Location
- 22586 Ann Arbor Trail Dearborn Heights, Michigan 48127 United States
- 42°20′26″N 83°15′37″W﻿ / ﻿42.3406°N 83.2603°W

Information
- Type: Public Specialized Secondary
- Motto: Achieving Excellence
- Established: 2001
- School district: Dearborn Public Schools
- Principal: Amal Alcodray
- Head teacher: Nathan Barnett
- Staff: 7
- Grades: 9-12
- Enrollment: 200
- Campus type: Suburban
- Colors: Blue, Orange, and White
- Newspaper: Nerdschool Times
- Home High Schools: Dearborn High School, Edsel Ford High School, & Fordson High School
- Website: dcmst.dearbornschools.org

= Dearborn Center for Math, Science and Technology =

Dearborn Center for Math, Science and Technology (DCMST) is a specialized secondary education center with a four-year advanced, research-based, science and math curriculum located in Dearborn Heights, Michigan. The school was founded in 2001, with its first graduating class in 2005. The school is located in the Michael Berry Career Center (MBCC) building. About 75 students are selected each year from the three high schools in the Dearborn City School District. Once in the program, students are committed for four years. In freshman and sophomore years, students attend their three classes at DCMST in the afternoon from 11:15 to 1:55. Juniors and seniors attend in the morning from 7:35 to 10:15. The other three hours are spent at the students' respective home school. DCMST is a member of the NCSSSMST, an alliance of specialized high schools in the United States whose focus is advanced preparatory studies in mathematics, science, and technology. The school is also accredited by the North Central Association (NCA), as all other Dearborn Public Schools are.

==Admission==
DCMST takes admission applications from any 8th-grade middle school student in the Dearborn City School District to fill all available spaces. These applications include a variety of information, including an essay, teacher recommendations, and past standardized test scores. This application process makes sure that a student's academic ability is not the only information used to decide whether that student will be admitted or not as there are many academically strong students in the district. There are around 180 students who apply for the 78 spaces that are available at DCMST. The available spaces are distributed to a pretty equal number of students that will be attending each of the three 'home' high schools of Dearborn High School, Edsel Ford High School, and Fordson High School.

==Student body==

There have been upwards of 260 students attending DCMST.

===Achievement===
DCMST actively supports students in participation in competitions, scholarship searches, and more. Many students have won recognition at SEFMD, and a few have even made it to the International Science and Engineering Fair put on by the Intel Corporation. One competition that every student enters with a team of other students in their ninth-grade year is the Internet Science and Technology Fair.
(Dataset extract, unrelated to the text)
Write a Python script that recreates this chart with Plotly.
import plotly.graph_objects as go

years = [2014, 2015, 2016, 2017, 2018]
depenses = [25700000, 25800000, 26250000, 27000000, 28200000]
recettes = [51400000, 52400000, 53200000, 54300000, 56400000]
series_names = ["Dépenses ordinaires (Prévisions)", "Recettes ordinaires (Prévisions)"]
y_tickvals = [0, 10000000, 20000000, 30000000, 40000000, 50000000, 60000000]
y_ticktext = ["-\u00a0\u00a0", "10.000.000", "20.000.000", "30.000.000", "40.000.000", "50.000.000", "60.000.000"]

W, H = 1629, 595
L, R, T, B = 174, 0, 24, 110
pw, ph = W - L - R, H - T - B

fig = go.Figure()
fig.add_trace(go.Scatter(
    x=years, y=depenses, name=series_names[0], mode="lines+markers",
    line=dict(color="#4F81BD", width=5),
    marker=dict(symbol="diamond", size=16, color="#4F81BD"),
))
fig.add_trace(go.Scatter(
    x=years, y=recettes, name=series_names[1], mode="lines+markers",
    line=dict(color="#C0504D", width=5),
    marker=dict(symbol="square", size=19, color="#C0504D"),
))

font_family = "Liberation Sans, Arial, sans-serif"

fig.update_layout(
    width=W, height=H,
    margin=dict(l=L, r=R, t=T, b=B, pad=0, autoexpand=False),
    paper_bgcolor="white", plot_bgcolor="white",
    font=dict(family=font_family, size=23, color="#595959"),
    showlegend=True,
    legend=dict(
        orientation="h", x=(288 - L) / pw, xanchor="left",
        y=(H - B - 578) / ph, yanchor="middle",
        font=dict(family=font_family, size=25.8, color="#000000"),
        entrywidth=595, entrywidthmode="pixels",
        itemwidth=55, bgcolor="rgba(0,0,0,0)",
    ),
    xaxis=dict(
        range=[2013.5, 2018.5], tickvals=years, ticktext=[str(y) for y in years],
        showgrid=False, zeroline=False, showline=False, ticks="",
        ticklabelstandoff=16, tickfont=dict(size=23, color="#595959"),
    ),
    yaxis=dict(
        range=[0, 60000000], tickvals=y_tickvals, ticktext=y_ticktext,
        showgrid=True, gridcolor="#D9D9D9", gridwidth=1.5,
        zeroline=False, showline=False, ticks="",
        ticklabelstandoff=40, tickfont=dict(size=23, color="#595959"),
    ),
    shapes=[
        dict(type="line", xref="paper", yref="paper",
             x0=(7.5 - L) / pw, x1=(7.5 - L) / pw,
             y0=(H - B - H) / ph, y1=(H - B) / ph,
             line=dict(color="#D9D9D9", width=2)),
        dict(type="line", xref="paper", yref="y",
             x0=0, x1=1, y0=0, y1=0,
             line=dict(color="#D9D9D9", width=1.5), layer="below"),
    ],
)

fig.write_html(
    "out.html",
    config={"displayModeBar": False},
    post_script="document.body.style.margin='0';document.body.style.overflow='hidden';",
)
There have been many teams from DCMST that have won recognition or made it to the finals of the fair, where a website must be submitted on an invention dealing with science and technology. Many other students have submitted essays, research papers, and more to scholarship competitions such as those held by DuPont, Raytheon, and other corporations and organizations. DCMST students are encouraged to go ahead with their research projects in their junior or senior year, even if they do not take the research class. There are many other competitions that DCMST students enter throughout their 4 years at the school.
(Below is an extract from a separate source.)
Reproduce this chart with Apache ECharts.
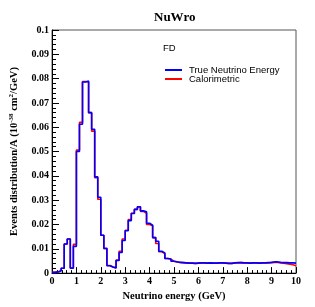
<!DOCTYPE html>
<html>
<head>
<meta charset="utf-8">
<script src="https://cdn.jsdelivr.net/npm/echarts@6/dist/echarts.min.js"></script>
<style>
html,body{margin:0;padding:0;background:#fff;}
#chart{width:315px;height:307px;}
</style>
</head>
<body>
<div id="chart"></div>
<script>
// Histogram: 80 bins from 0 to 10 GeV
const xMin = 0, xMax = 10, nBins = 80;
const xTicks = [0,1,2,3,4,5,6,7,8,9,10];
const yTicks = [0,0.01,0.02,0.03,0.04,0.05,0.06,0.07,0.08,0.09,0.1];

const trueVals = [
  0.0003,0.0005,0.0010,0.0020,0.0120,0.0140,0.0020,0.0110,
  0.0500,0.0612,0.0786,0.0790,0.0660,0.0592,0.0396,0.0312,
  0.0156,0.0102,0.0030,0.0025,0.0021,0.0052,0.0085,0.0134,
  0.0174,0.0216,0.0245,0.0262,0.0273,0.0256,0.0252,0.0205,
  0.0197,0.0146,0.0131,0.0090,0.0083,0.0060,0.0058,0.0049,
  0.0047,0.0044,0.0043,0.0042,0.0041,0.0041,0.0040,0.0041,
  0.0042,0.0042,0.0041,0.0042,0.0041,0.0041,0.0042,0.0042,
  0.0041,0.0040,0.0040,0.0042,0.0043,0.0043,0.0042,0.0042,
  0.0041,0.0042,0.0042,0.0041,0.0042,0.0042,0.0043,0.0044,
  0.0046,0.0046,0.0044,0.0043,0.0043,0.0042,0.0042,0.0041
];
const caloVals = [
  0.0003,0.0005,0.0010,0.0020,0.0120,0.0140,0.0022,0.0118,
  0.0506,0.0620,0.0788,0.0786,0.0660,0.0584,0.0392,0.0304,
  0.0156,0.0100,0.0031,0.0025,0.0021,0.0054,0.0090,0.0140,
  0.0176,0.0220,0.0246,0.0262,0.0272,0.0254,0.0246,0.0200,
  0.0195,0.0146,0.0122,0.0088,0.0080,0.0060,0.0057,0.0049,
  0.0046,0.0044,0.0043,0.0042,0.0041,0.0041,0.0040,0.0041,
  0.0042,0.0042,0.0041,0.0042,0.0041,0.0041,0.0042,0.0042,
  0.0041,0.0040,0.0040,0.0042,0.0042,0.0043,0.0042,0.0042,
  0.0041,0.0042,0.0042,0.0041,0.0042,0.0042,0.0042,0.0043,
  0.0044,0.0044,0.0042,0.0041,0.0039,0.0037,0.0034,0.0030
];

const binWidth = (xMax - xMin) / nBins;
function histPoints(vals){
  const pts = vals.map((v,i)=>[xMin + i*binWidth, v]);
  pts.push([xMax, vals[vals.length-1]]);
  return pts;
}

const serif = 'Liberation Serif';
const sans = 'Liberation Sans';

const chart = echarts.init(document.getElementById('chart'), null, {renderer:'canvas'});
chart.setOption({
  animation:false,
  backgroundColor:'#fff',
  title:[
    {text:'NuWro', left:149, top:6, textStyle:{fontFamily:serif, fontWeight:'bold', fontSize:13, color:'#000'}},
    {text:'FD', left:158, top:38, textStyle:{fontFamily:sans, fontWeight:'normal', fontSize:9.5, color:'#000'}}
  ],
  legend:{
    data:['True Neutrino Energy','Calorimetric'],
    orient:'vertical', left:160, top:60, itemGap:-1,
    itemWidth:17, itemHeight:2, icon:'rect',
    textStyle:{fontFamily:sans, fontSize:9.5, color:'#000', padding:[0,0,0,2]}
  },
  grid:{left:45, right:19, top:30, bottom:31, show:true, borderColor:'#555', borderWidth:1, containLabel:false},
  xAxis:{
    type:'value', min:xMin, max:xMax, interval:1,
    name:'Neutrino energy (GeV)', nameLocation:'middle', nameGap:9,
    nameTextStyle:{fontFamily:serif, fontWeight:'bold', fontSize:10.5, color:'#000'},
    axisLine:{show:true, onZero:false, lineStyle:{color:'#000', width:1}},
    axisTick:{show:true, inside:true, length:6, lineStyle:{color:'#000'}},
    minorTick:{show:true, splitNumber:5, length:3, lineStyle:{color:'#000'}},
    splitLine:{show:false},
    axisLabel:{fontFamily:serif, fontWeight:'bold', fontSize:10, color:'#000', margin:3,
      formatter:v=> xTicks.includes(v) ? String(v) : ''}
  },
  yAxis:{
    type:'value', min:0, max:0.1, interval:0.01,
    name:'{n|Events distribution/A (10}{s|-38}{n| cm}{s|2}{n|/GeV)}',
    nameLocation:'middle', nameGap:31,
    nameTextStyle:{fontFamily:serif, fontWeight:'bold', fontSize:10.5, color:'#000',
      rich:{
        n:{fontFamily:serif, fontWeight:'bold', fontSize:10.5, color:'#000', lineHeight:13},
        s:{fontFamily:serif, fontWeight:'bold', fontSize:7, color:'#000', lineHeight:13, verticalAlign:'top', padding:[0,0,5,0]}
      }},
    axisLine:{show:true, lineStyle:{color:'#000', width:1}},
    axisTick:{show:true, inside:true, length:7, lineStyle:{color:'#000'}},
    minorTick:{show:true, splitNumber:5, length:4, lineStyle:{color:'#000'}},
    splitLine:{show:false},
    axisLabel:{fontFamily:serif, fontWeight:'bold', fontSize:10, color:'#000', margin:3,
      formatter:v=>{ const r = +v.toFixed(2); return yTicks.some(t=>Math.abs(t-r)<1e-9) ? String(r) : ''; }}
  },
  series:[
    {name:'Calorimetric', type:'line', step:'end', showSymbol:false, z:2,
     lineStyle:{color:'#ff0000', width:1.6}, itemStyle:{color:'#ff0000'},
     data:histPoints(caloVals)},
    {name:'True Neutrino Energy', type:'line', step:'end', showSymbol:false, z:3,
     lineStyle:{color:'#0000ff', width:1.6}, itemStyle:{color:'#0000ff'},
     data:histPoints(trueVals)}
  ]
});
</script>
</body>
</html>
The Academic Achievement Profile of all Students in the Senior Class of DCMST by Year:

| Year | Number of Graduating Students | Average Number of AP Classes Taken by a Student by Graduation | Average Number of Dual Enrollment Credits Granted to a Student | Range of ACT Scores | Average ACT Score | Total Dollar Amount of Scholarships |
|---|---|---|---|---|---|---|
| 2006 | 58 | 4 | 6 | 20 to 30 | 25.9 | 929,324 |
| 2007 | 55 | 4 | 10 | 19 to 35 | 28.7 | 1,752,000 |
| 2008 | 40 | 5 | 12 | 26-36 | 32 | 1,435,050 |

===Drop outs===
During the history of DCMST thus far, there have been students who have chosen to quit DCMST and resign from the spot that they had been awarded during the admissions process. These resignations usually come after the freshman or sophomore year as students realize that he/she believe the program is too rigorous or that he/she does not want to go into a field involving math, science, and technology specifically.

==School improvement==
During the 2006–2007 school year, DCMST staff and teachers pushed students to use credible sources and proper citation formats when writing research papers. The teachers pushed to get students to understand and know the APA, MLA, and sometimes AMA formats for research papers/projects and other assignments. The teachers also attempted to curtail Wikipedia as a credible source of information.